AL: On any given day, I probably do 10 very different things. I might start off the meeting with a budget review, which is not my favorite part of the day. I might shift to an interview with you. Then I might go into a creative review with one of our ad agencies, and then I might go into a talent review to talk about our organization. And then I might go into a customer meeting. That ability to quickly change your perspective is important in a senior leader, but it’s exhausting.

What’s the best advice you’ve ever received?

AL: My first boss at Intel gave me such good advice. He said Ann, don't go to the mat for everything. I get super passionate about things, it's my nature. I would say save yourself for the things that really, really, really matter. I try to educate my team on that as well. The other thing that I think is really important for everyone (but even more so for women in some cases) is to advocate for yourself. But I tell my sons this all the time. That is the most important way to navigate your career because even if you have a great mentor, advocating for yourself is always going to trump that.
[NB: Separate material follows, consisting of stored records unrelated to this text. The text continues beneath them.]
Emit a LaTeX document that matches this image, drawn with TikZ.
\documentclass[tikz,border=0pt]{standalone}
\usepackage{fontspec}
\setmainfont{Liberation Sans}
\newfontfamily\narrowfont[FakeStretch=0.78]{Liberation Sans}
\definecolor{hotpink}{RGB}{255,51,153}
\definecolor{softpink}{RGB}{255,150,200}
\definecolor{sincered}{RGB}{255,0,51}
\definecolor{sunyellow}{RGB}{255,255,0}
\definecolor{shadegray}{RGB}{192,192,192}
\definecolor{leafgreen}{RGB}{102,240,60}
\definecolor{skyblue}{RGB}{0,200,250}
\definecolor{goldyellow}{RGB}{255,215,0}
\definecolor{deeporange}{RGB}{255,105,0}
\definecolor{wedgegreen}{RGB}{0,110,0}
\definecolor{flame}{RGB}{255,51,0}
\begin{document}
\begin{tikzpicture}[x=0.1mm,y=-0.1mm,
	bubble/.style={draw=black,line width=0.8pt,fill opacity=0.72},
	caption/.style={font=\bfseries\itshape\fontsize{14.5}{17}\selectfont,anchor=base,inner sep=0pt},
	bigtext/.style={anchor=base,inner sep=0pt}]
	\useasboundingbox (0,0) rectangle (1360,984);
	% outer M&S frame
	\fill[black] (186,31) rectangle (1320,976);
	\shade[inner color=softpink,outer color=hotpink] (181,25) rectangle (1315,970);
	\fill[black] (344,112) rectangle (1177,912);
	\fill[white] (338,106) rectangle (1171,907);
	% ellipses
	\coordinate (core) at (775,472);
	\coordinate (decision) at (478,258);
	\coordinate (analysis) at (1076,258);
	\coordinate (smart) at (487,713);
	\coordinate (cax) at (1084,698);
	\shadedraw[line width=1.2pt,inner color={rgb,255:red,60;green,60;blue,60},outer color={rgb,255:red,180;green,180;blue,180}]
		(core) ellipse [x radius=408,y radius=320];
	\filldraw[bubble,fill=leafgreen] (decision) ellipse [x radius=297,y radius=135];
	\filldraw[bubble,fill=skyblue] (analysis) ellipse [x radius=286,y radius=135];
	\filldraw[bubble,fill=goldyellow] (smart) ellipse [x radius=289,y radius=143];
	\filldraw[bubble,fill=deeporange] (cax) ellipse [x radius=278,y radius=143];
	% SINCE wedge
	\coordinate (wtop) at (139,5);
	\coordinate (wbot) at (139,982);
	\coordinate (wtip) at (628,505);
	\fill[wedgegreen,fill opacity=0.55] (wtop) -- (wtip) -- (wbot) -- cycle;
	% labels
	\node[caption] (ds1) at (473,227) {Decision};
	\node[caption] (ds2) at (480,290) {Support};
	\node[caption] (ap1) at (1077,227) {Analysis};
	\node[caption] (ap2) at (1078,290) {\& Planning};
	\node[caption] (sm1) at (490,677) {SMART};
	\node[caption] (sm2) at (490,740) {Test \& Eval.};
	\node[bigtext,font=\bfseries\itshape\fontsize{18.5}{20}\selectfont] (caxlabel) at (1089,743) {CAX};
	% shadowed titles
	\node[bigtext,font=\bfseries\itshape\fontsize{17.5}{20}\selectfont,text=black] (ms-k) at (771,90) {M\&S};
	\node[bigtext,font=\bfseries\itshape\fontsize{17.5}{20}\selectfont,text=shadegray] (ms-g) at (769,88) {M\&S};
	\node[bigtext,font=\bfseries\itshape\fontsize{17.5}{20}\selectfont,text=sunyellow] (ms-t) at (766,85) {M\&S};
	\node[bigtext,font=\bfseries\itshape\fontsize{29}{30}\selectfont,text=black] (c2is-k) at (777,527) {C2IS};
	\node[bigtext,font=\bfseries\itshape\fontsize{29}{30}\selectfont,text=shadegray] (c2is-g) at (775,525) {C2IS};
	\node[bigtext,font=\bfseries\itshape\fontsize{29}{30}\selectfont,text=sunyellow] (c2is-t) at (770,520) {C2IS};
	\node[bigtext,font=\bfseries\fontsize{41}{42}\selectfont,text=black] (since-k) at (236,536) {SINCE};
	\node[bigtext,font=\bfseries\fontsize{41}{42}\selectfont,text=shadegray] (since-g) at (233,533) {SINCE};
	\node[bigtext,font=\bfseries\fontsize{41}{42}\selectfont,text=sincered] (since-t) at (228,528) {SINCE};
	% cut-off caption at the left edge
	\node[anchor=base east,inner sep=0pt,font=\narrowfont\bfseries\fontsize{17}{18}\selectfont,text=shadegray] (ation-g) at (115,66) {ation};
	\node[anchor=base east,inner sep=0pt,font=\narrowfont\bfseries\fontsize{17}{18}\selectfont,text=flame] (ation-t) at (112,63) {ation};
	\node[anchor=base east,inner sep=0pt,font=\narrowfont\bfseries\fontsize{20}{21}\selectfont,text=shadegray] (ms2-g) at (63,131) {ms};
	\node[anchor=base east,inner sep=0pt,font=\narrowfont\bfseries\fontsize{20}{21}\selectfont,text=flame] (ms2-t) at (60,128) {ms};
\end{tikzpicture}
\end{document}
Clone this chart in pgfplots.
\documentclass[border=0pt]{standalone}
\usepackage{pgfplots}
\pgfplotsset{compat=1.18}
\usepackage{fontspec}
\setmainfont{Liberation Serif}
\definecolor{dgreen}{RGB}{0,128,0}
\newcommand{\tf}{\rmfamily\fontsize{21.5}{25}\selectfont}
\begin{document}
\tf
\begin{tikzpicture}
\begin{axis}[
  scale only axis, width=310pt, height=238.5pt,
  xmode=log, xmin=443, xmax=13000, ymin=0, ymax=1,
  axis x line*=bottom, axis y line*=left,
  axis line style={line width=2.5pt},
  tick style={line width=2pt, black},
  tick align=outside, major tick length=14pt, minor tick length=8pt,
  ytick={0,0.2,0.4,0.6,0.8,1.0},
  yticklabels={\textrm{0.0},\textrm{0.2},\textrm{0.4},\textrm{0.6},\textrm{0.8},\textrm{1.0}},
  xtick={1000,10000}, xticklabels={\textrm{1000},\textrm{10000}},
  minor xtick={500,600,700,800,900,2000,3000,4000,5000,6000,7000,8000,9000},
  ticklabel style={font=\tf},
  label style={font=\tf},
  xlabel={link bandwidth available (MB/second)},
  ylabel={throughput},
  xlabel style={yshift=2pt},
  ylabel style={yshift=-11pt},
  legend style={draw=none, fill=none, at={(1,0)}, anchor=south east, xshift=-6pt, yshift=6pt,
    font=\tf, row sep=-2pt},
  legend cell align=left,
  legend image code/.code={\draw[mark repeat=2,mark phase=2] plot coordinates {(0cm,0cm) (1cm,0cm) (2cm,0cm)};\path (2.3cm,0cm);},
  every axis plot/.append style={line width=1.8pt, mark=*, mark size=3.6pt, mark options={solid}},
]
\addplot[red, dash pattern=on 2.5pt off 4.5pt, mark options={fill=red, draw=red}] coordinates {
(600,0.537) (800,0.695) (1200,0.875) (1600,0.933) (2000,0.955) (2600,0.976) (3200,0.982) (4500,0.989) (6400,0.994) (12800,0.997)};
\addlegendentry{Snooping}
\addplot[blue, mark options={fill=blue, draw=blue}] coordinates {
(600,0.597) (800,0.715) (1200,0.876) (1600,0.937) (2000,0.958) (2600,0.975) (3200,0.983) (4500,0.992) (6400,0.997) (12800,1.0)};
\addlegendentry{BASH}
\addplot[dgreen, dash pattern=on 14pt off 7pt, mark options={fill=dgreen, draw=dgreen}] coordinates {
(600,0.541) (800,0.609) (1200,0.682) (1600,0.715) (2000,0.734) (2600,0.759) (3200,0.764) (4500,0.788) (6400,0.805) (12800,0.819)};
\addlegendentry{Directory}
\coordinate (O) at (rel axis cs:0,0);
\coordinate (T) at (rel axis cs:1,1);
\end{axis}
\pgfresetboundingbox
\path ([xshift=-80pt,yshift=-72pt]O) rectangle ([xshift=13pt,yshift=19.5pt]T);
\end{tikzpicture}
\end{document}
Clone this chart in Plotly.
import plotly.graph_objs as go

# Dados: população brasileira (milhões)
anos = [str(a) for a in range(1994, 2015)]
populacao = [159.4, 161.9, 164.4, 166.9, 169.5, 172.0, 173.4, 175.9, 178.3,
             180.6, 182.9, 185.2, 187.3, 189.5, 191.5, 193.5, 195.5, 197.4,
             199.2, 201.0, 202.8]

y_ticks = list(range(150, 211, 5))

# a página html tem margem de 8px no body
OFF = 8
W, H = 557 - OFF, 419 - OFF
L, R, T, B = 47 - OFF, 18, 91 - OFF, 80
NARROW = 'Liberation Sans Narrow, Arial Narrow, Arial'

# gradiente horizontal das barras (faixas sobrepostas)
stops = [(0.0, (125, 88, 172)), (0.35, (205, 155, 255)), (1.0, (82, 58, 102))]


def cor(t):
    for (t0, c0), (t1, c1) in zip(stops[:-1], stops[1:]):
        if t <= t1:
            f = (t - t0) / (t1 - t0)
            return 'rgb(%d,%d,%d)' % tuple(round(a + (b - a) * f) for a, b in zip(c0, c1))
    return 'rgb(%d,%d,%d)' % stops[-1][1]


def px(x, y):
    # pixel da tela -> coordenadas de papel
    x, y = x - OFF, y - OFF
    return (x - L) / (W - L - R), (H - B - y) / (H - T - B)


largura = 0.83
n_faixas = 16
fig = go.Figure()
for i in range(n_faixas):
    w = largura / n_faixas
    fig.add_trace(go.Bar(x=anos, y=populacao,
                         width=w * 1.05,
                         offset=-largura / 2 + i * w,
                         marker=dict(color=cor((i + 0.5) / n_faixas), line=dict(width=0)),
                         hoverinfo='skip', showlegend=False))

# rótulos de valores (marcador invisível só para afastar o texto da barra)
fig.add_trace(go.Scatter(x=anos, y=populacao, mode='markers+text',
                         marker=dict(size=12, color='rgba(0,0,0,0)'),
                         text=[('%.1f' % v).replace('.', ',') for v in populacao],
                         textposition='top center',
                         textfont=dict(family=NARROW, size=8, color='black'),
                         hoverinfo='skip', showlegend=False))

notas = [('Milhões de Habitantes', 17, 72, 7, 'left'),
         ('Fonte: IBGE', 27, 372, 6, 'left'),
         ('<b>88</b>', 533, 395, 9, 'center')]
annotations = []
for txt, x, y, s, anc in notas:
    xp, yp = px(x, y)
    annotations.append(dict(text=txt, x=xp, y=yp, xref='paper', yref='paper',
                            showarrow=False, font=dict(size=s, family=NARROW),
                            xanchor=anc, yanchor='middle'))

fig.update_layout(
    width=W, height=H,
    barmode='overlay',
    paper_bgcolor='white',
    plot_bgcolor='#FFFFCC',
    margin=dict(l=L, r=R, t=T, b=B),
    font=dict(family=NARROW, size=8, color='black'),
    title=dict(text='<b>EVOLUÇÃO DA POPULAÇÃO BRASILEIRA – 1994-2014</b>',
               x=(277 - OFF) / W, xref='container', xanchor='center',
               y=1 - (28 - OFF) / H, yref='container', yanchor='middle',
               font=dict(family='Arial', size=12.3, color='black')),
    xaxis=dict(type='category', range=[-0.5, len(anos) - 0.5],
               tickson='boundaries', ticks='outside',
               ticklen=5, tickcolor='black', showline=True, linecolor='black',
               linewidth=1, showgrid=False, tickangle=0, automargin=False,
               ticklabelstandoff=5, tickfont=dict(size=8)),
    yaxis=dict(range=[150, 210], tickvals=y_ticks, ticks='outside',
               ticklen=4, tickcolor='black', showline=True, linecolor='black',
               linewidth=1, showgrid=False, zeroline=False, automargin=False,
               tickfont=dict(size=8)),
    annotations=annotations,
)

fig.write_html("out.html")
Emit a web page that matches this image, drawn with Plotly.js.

What’s something you still need advice on?

AL: There are so many things I need to learn. One thing is spreading yourself too thin. Having boundaries, personally and professionally, is really hard for me. You'll never be successful if you don't prioritize. And it's still hard for me because I want to do a lot of things, and when you become more successful, people ask more of you because they want to learn from you. They want more time from you and they want your opinion on something. And it's hard to be able to do all those things and you'll exhaust yourself if you accept too many things, but I still have a lot of trouble saying no.

What’s the worst piece of advice you’ve ever received?

AL: I can't think of the exact worst piece of advice. The thing that I would say that I would never encourage anyone to do is to not be themselves. When I first went to Adobe, it was so culturally antithetical to Intel. Intel was just a very rough and tumble kind of place, very direct. When I went to Adobe, it was completely different, extremely kind and courteous. For a year, I didn’t feel comfortable being myself. I said to my husband, I don't think I can work here unless I start to really be me. And so I went to work and I started to be me. It was the turning point for me, quite frankly, because it's very hard to constrain yourself.

How do you pump yourself up before a big presentation?

AL: I practice a lot. I really do. I remember a presentation very early in my career that I made to some senior customers, and there was a senior executive from Intel. At the end of the presentation he just handed me a little piece of paper that said, “you said ‘um’ 30 times.” It was really a moment for me to say that I really need to practice. I think if somebody is going to sit in an audience and listen to you, you really should give them the benefit of having been well-practiced.

How do you turn your brain off at the end of the day?

AL: I watch television every single night. No matter what. I could be finished working at midnight, or doing something with my family. But I put an hour of television into my life no matter what. I loved Breaking Bad, I loved The Americans, I watched This Is Us. I watch American Idol still. I think it's really important if you're in marketing, you have to know what's going on culturally. I'm on my phone 24 hours a day. I wish I wasn't as much, but I try to keep plugged in.

What’s your advice for someone entering the industry now?

AL: The skills that you need are the same skills that, that we have always needed. For me, that was being a good communicator. I tell my sons that whether or not you want to be a writer, in the end you're going to be advocating for yourself. You're going to always need to be able to communicate. Those are recession-proof skills.

This interview has been edited for length and clarity.